The rise of diffusion models. Before diving into the core of our contribution, we start by recalling the main ideas underlying Diffusion Models. Very briefly Diffusion Models consist in 1) a forward process progressively adding noise to the data, destroying the information and converging on a reference distribution 2) a backward process which gradually reverts the forward model starting from the reference distribution. The output of the backward process is our generative model. In practice, the forward noising process is given by a Stochastic Differential Equation (SDE)

(1)   \begin{equation*}   \mathrm{d} \mathbf{X}_t = - \tfrac{1}{2} \mathbf{X}_t \mathrm{d} t + \mathrm{d} \mathbf{B}_t , \end{equation*}

where (\mathbf{B}_t)_{t \geq 0} is a Brownian motion. In layman terms, this means that starting from \mathbf{X}_t, the next point \mathbf{X}_{t+\varepsilon} is obtained via

(2)   \begin{equation*}   \mathbf{X}_{t+\varepsilon} \approx \mathbf{X}_t - {\tfrac{\varepsilon}{2} \mathbf{X}_t + \sqrt{\varepsilon} Z , \end{equation*}

where Z is a \mathcal{N}(0, \mathrm{Id}) Gaussian random variable and \varepsilon \ll 1. It can be shown that such a process converges exponentially fast to \mathcal{N}(0, \mathrm{Id}).
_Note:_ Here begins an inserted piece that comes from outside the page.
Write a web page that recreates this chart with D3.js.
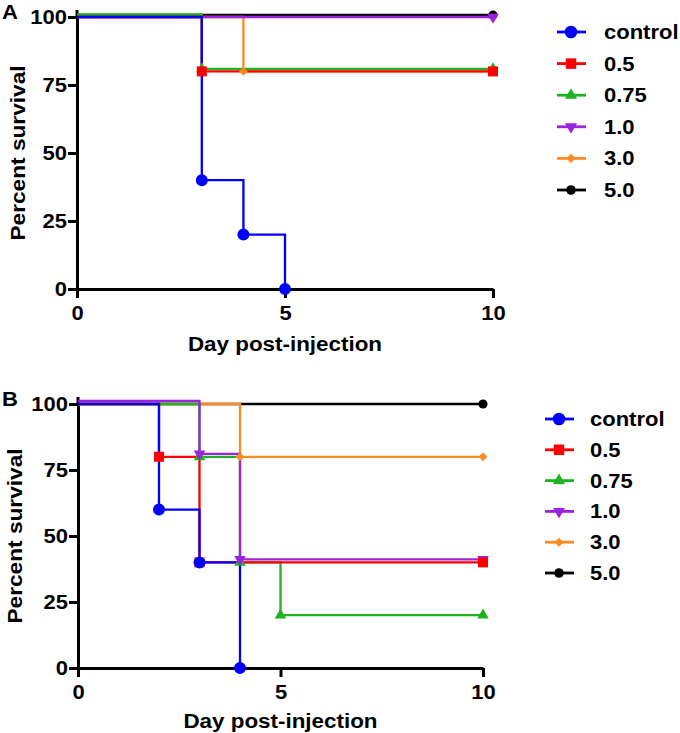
<!DOCTYPE html>
<html>
<head>
<meta charset="utf-8">
<script src="https://cdn.jsdelivr.net/npm/d3@7"></script>
<style>
  html, body { margin: 0; padding: 0; background: #fff; }
  svg { display: block; }
  text { font-family: "Liberation Sans", Arial, Helvetica, sans-serif; font-weight: bold; fill: #000; }
</style>
</head>
<body>
<script>
// ---------- data ----------
const seriesNames = ["control", "0.5", "0.75", "1.0", "3.0", "5.0"];
const xTicks = [0, 5, 10];
const yTicks = [0, 25, 50, 75, 100];
const xTitle = "Day post-injection";
const yTitle = "Percent survival";

// Panel A: step points (day, percent survival) per series
const panelADays = [[0, 3, 4, 5], [0, 3, 10], [0, 3, 10], [0, 10], [0, 4, 10], [0, 10]];
const panelAPct  = [[100, 40, 20, 0], [100, 80, 80], [100, 80, 80], [100, 100], [100, 80, 80], [100, 100]];

// Panel B
const panelBDays = [[0, 2, 3, 4], [0, 2, 3, 10], [0, 3, 4, 5, 10], [0, 3, 4, 10], [0, 4, 10], [0, 10]];
const panelBPct  = [[100, 60, 40, 0], [100, 80, 40, 40], [100, 80, 40, 20, 20], [100, 80, 40, 40], [100, 80, 80], [100, 100]];

// ---------- styles ----------
const colors = ["#0000ff", "#ff0000", "#1fb31f", "#9b22e0", "#ff8a1f", "#000000"];
const symbolKinds = ["circle", "square", "triangle", "triangleDown", "diamond", "smallCircle"];
const STRETCH = 1.1;

const W = 680, H = 733;
const svg = d3.select("body").append("svg").attr("width", W).attr("height", H);

function symbolPath(kind, scale) {
  const s = scale || 1;
  switch (kind) {
    case "circle": return d3.symbol(d3.symbolCircle, 113 * s)();
    case "square": return d3.symbol(d3.symbolSquare, 100 * s)();
    case "triangle": return d3.symbol(d3.symbolTriangle, 58 * s)();
    case "triangleDown": return d3.symbol(d3.symbolTriangle, 58 * s)();
    case "diamond": return d3.symbol(d3.symbolSquare, 38 * s)();
    case "smallCircle": return d3.symbol(d3.symbolCircle, 66 * s)();
  }
}
function symbolRotate(kind) {
  if (kind === "triangleDown") return 180;
  if (kind === "diamond") return 45;
  return 0;
}

function stretch(sel, k) {
  sel.each(function () {
    const w = this.getComputedTextLength();
    this.setAttribute("textLength", w * (k || STRETCH));
    this.setAttribute("lengthAdjust", "spacingAndGlyphs");
  });
}

function drawPanel(cfg) {
  const g = svg.append("g");
  const x = d3.scaleLinear().domain([0, 10]).range([cfg.x0, cfg.x1]);
  const y = d3.scaleLinear().domain([0, 100]).range([cfg.yBot, cfg.yTop]);

  // axes
  const xAxis = d3.axisBottom(x).tickValues(xTicks).tickSize(9).tickSizeOuter(0).tickPadding(8);
  const yAxis = d3.axisLeft(y).tickValues(yTicks).tickSize(9).tickSizeOuter(0).tickPadding(1);

  const gx = g.append("g").attr("transform", `translate(0,${cfg.yBot})`).call(xAxis);
  const gy = g.append("g").attr("transform", `translate(${cfg.x0},0)`).call(yAxis);
  [gx, gy].forEach(a => {
    a.selectAll("path.domain").attr("stroke", "#000").attr("stroke-width", 3);
    a.selectAll(".tick line").attr("stroke", "#000").attr("stroke-width", 3);
    a.selectAll(".tick text").attr("font-size", 20).attr("font-weight", "bold")
      .attr("font-family", "'Liberation Sans', Arial, sans-serif").attr("fill", "#000");
    stretch(a.selectAll(".tick text"));
  });
  // small extension of y axis above 100
  g.append("line").attr("x1", cfg.x0).attr("x2", cfg.x0)
    .attr("y1", cfg.yTop).attr("y2", cfg.yTop - 7)
    .attr("stroke", "#000").attr("stroke-width", 3);

  const line = d3.line().curve(d3.curveStepAfter);

  // lines
  cfg.order.forEach(i => {
    const pts = cfg.days[i].map((d, j) => [x(d), y(cfg.pct[i][j]) + cfg.offsets[i]]);
    g.append("path").attr("d", line(pts)).attr("fill", "none")
      .attr("stroke", colors[i]).attr("stroke-width", 2.3).attr("stroke-linejoin", "miter");
  });
  // markers
  cfg.order.forEach(i => {
    cfg.days[i].forEach((d, j) => {
      if (j === 0) return;
      g.append("path").attr("d", symbolPath(symbolKinds[i]))
        .attr("transform", `translate(${x(d)},${y(cfg.pct[i][j]) + cfg.offsets[i]}) rotate(${symbolRotate(symbolKinds[i])})`)
        .attr("fill", colors[i]);
    });
  });

  // axis titles
  const xt = g.append("text").attr("x", x(5)).attr("y", cfg.xTitleY)
    .attr("text-anchor", "middle").attr("font-size", 20).text(xTitle);
  stretch(xt, 1.12);
  const yt = g.append("text")
    .attr("transform", `translate(${cfg.yTitleX},${(cfg.yTop + cfg.yBot) / 2}) rotate(-90)`)
    .attr("text-anchor", "middle").attr("font-size", 21).text(yTitle);
  stretch(yt, 1.08);

  // panel label
  const pl = g.append("text").attr("x", 2).attr("y", cfg.labelY).attr("font-size", 21).text(cfg.label);
  stretch(pl, 1.05);

  // legend
  seriesNames.forEach((name, i) => {
    const lg = g.append("g").attr("transform", `translate(${cfg.legX},${cfg.legY + i * cfg.legStep})`);
    lg.append("line").attr("x1", -14).attr("x2", 15).attr("y1", 0).attr("y2", 0)
      .attr("stroke", colors[i]).attr("stroke-width", 2.8);
    lg.append("path").attr("d", symbolPath(symbolKinds[i], 1.1))
      .attr("transform", `rotate(${symbolRotate(symbolKinds[i])})`).attr("fill", colors[i]);
    const t = lg.append("text").attr("x", cfg.legTextDx).attr("y", 0).attr("dy", "0.35em")
      .attr("font-size", 20).text(name);
    stretch(t);
  });
}

drawPanel({
  label: "A", labelY: 19,
  days: panelADays, pct: panelAPct,
  offsets: [0, 0, -2.5, 0, 0, -2],
  order: [5, 4, 3, 2, 1, 0],
  x0: 77, x1: 493, yTop: 17, yBot: 289,
  xTitleY: 351, yTitleX: 25,
  legX: 571, legY: 32, legStep: 31.6, legTextDx: 33
});

drawPanel({
  label: "B", labelY: 406,
  days: panelBDays, pct: panelBPct,
  offsets: [0, 0, 0, -3, 0, 0],
  order: [5, 4, 2, 3, 1, 0],
  x0: 78, x1: 483, yTop: 404, yBot: 668,
  xTitleY: 728, yTitleX: 22,
  legX: 559, legY: 419, legStep: 30.8, legTextDx: 31
});
</script>
</body>
</html>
Of course, this is the easy part, there exist, after all, many ways to destroy the data. It turns out that when the destroying process is described via this SDE framework there exists another SDE describing the same process run backward in time. Namely, putting

(3)   \begin{equation*}   \mathrm{d} \mathbf{Y}_t = \{\tfrac{1}{2} \mathbf{Y}_t + \nabla \log p_{1-t}(\mathbf{Y}_t)\} \mathrm{d} t + \mathrm{d} \mathbf{B}_t , \end{equation*}

with initial condition \mathbf{Y}_0 = \mathbf{X}_1, we have that \mathbf{Y}_t as the same distribution as \mathbf{X}_{1-t} [5]. There we have it. The output of this SDE is our generative model. Of course in order to compute this SDE and propagate \mathbf{Y}_t we need to initialise \mathbf{Y}_0 and compute \nabla \log p_t (where p_t is the density of \mathbf{X}_t). In the statistics literature \nabla \log p_t is called the score. This is a vector field pointing in the direction with the most density.
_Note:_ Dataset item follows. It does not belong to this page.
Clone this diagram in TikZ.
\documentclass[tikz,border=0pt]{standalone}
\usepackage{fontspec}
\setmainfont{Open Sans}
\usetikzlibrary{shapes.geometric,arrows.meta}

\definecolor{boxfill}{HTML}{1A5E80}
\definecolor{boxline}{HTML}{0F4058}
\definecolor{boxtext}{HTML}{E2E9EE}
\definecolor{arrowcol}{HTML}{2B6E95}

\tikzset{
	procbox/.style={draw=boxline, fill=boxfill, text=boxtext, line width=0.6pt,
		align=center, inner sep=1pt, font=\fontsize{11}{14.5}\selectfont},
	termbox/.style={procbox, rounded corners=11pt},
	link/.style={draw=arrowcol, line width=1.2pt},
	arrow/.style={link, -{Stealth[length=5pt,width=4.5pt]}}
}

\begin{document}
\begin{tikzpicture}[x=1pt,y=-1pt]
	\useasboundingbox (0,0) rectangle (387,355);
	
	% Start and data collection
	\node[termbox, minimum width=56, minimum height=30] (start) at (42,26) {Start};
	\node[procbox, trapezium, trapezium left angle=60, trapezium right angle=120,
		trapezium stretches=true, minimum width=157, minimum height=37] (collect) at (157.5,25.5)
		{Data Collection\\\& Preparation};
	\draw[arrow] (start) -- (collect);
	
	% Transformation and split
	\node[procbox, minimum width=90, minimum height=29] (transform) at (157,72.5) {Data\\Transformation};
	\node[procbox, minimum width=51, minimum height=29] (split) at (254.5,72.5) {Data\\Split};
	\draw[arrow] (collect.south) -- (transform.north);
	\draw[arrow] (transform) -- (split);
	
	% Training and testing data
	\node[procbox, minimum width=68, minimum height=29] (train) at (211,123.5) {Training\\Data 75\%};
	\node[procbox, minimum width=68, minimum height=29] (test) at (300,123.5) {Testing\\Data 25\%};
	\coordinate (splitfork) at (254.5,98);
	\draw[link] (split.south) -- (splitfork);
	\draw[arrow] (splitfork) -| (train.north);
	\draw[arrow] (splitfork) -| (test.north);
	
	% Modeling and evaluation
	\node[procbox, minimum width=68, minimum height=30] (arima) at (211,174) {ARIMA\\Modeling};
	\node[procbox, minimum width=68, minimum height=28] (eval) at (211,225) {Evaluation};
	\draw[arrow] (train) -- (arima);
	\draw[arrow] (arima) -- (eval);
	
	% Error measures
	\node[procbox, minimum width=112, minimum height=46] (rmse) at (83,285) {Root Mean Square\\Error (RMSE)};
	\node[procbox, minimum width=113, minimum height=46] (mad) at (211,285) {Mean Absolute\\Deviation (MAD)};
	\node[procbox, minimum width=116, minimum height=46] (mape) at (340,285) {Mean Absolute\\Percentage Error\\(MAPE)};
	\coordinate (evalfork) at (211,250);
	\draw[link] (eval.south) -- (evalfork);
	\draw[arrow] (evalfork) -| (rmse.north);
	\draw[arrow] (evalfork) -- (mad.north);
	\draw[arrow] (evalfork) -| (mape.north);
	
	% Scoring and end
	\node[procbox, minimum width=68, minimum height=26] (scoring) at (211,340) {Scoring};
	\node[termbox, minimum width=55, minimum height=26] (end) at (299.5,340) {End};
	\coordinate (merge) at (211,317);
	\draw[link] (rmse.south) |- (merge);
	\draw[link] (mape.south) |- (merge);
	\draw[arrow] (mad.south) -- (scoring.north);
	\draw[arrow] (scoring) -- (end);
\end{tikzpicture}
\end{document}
figure5Figure 5: The evolution of particles following the Langevin dynamics \mathrm{d} \mathbf{X}_t = \tfrac{1}{2} \nabla \log p(\mathbf{X}_t) \mathrm{d}  t + \mathrm{d} \mathbf{B}_t targeting a mixture of Gaussians with distribution p. Black arrows represent the score \nabla \log p. Credit: Yang Song.

It turns out that \nabla \log p_t is untractable but can be efficiently estimated using tools from score-matching. Namely, one can find a tractable loss function whose minimiser is the score. Hence, the training part of Diffusion Models consists of learning this score function. Once this done we approximately sample from the associated SDE by computing

(4)   \begin{equation*}   \mathbf{Y}_{t+\varepsilon} \approx \mathbf{Y}_t + \varepsilon\{\tfrac{1}{2} \mathbf{Y}_t + \mathbf{s}_t(\mathbf{Y}_t)\} + \sqrt{\varepsilon} Z , \end{equation*}

where \mathbf{s}_t is the score approximation of \nabla \log p_t (usually given by a U-net, although things are changing [17, 10]). To initialize \mathbf{Y}_0, we simply sample from a Gaussian distribution \mathcal{N}(0, \mathrm{Id}) since this distribution is close to the one of \mathbf{X}_1.
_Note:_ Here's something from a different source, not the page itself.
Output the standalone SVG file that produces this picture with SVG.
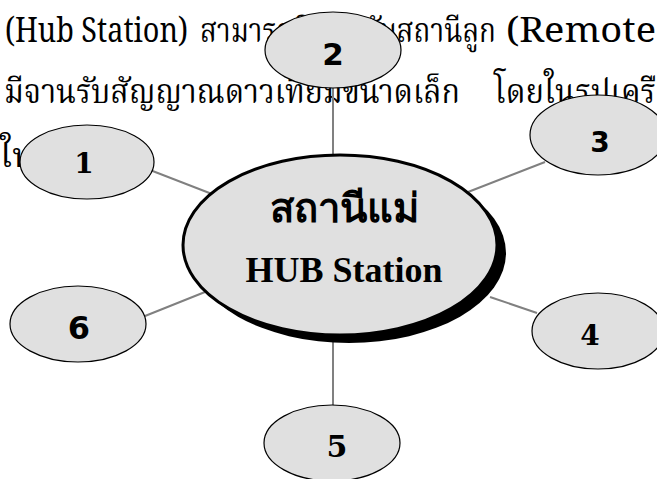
<svg xmlns="http://www.w3.org/2000/svg" width="657" height="479" viewBox="0 0 657 479">
<style>
.bg{font-family:"Norasi","Noto Serif Thai","Liberation Serif","Noto Sans",serif;font-size:34px;fill:#000}
.conn line{stroke:#808080;stroke-width:2}
.node{fill:#e0e0e0;stroke:#000;stroke-width:1.2}
.sans{font-family:"DejaVu Sans","Liberation Sans",sans-serif;font-weight:bold;text-anchor:middle;fill:#000}
.serif{font-family:"DejaVu Serif","Liberation Serif",serif;font-weight:bold;text-anchor:middle;fill:#000}
.hubtxt{font-family:"Liberation Serif","DejaVu Serif",serif;font-weight:bold;text-anchor:middle;fill:#000}
</style>
<rect width="657" height="479" fill="#fff"/>
<g id="background-text">
<text class="bg" x="5" y="42" textLength="183" lengthAdjust="spacingAndGlyphs">(Hub Station)</text>
<text class="bg" x="200" y="42" textLength="296" lengthAdjust="spacingAndGlyphs">สามารถติดต่อกับสถานีลูก</text>
<text class="bg" x="506" y="42" textLength="150" lengthAdjust="spacingAndGlyphs">(Remote</text>
<text class="bg" x="4" y="103" textLength="456" lengthAdjust="spacingAndGlyphs">มีจานรับสัญญาณดาวเทียมขนาดเล็ก</text>
<text class="bg" x="494" y="103" textLength="162" lengthAdjust="spacingAndGlyphs">โดยในรูปเครื</text>
<text class="bg" x="0" y="167">ใน</text>
</g>
<g id="connectors" class="conn">
<line x1="333" y1="85" x2="333" y2="156"/>
<line x1="150" y1="170" x2="212" y2="194"/>
<line x1="545" y1="162" x2="468" y2="192"/>
<line x1="537" y1="313" x2="490" y2="297"/>
<line x1="333" y1="342" x2="333" y2="406"/>
<line x1="145" y1="316" x2="205" y2="292"/>
</g>
<g id="hub">
<ellipse cx="349" cy="253" rx="157" ry="90" fill="#000"/>
<ellipse cx="340" cy="245" rx="157" ry="90" fill="#e0e0e0" stroke="#000" stroke-width="3"/>
<text x="344" y="222" font-family="'Noto Sans','DejaVu Sans',sans-serif" font-weight="bold" font-size="40" text-anchor="middle">สถานีแม่</text>
<text class="hubtxt" x="344" y="282" font-size="36">HUB Station</text>
</g>
<g id="node-1">
<ellipse class="node" cx="87" cy="162" rx="67" ry="37"/>
<text class="serif" x="84" y="173" font-size="28">1</text>
</g>
<g id="node-2">
<ellipse class="node" cx="333" cy="50" rx="68" ry="38"/>
<text class="sans" x="333" y="65" font-size="31">2</text>
</g>
<g id="node-3">
<ellipse class="node" cx="598" cy="135" rx="68" ry="40"/>
<text class="sans" x="600" y="152" font-size="28">3</text>
</g>
<g id="node-4">
<ellipse class="node" cx="598" cy="331" rx="66" ry="38"/>
<text class="serif" x="590" y="345" font-size="28">4</text>
</g>
<g id="node-5">
<ellipse class="node" cx="332" cy="443" rx="68" ry="38"/>
<text class="serif" x="337" y="457" font-size="30">5</text>
</g>
<g id="node-6">
<ellipse class="node" cx="78" cy="324" rx="68" ry="38" fill="#fff"/>
<text class="sans" x="79" y="339" font-size="32">6</text>
</g>
</svg>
figure6Figure 6: Evolution of the dynamics \mathrm{d} \mathbf{Y}_t = \{\tfrac{1}{2} \mathbf{Y}_t + \nabla \log p_{T-t}(\mathbf{Y}_t)\} \mathrm{d} t + \mathrm{d} \mathbf{B}_t, starting from a Gaussian distribution and targeting a data distribution p_0. Credit: Yang Song.

From Euclidean to Riemannian. With this primer on Diffusion models in Euclidean spaces, we are now ready to extend them to Riemannian manifolds. First, it is important to emphasise how much the classical presentation of Diffusion Models is dependent on the Euclidean structure of the space. For example, it does not make sense to talk about a Gaussian random variable on the sphere or on the space of rotations (even though equivalent notions can be defined but we will come to that in a moment). Similarly, the discretisation of the SDE we presented is called the Euler-Maruyama discretisation and only makes sense in Euclidean spaces (what does the + operator mean on the sphere?). In our work we identify four main ingredients which are sufficient and necessary to define a Diffusion Model in an arbitrary space:
(a) A forward noising process.
(b) A backward denoising process.
(c) An algorithm to (approximately) sample from these processes.
(d) A toolbox for the approximation of extension of score functions.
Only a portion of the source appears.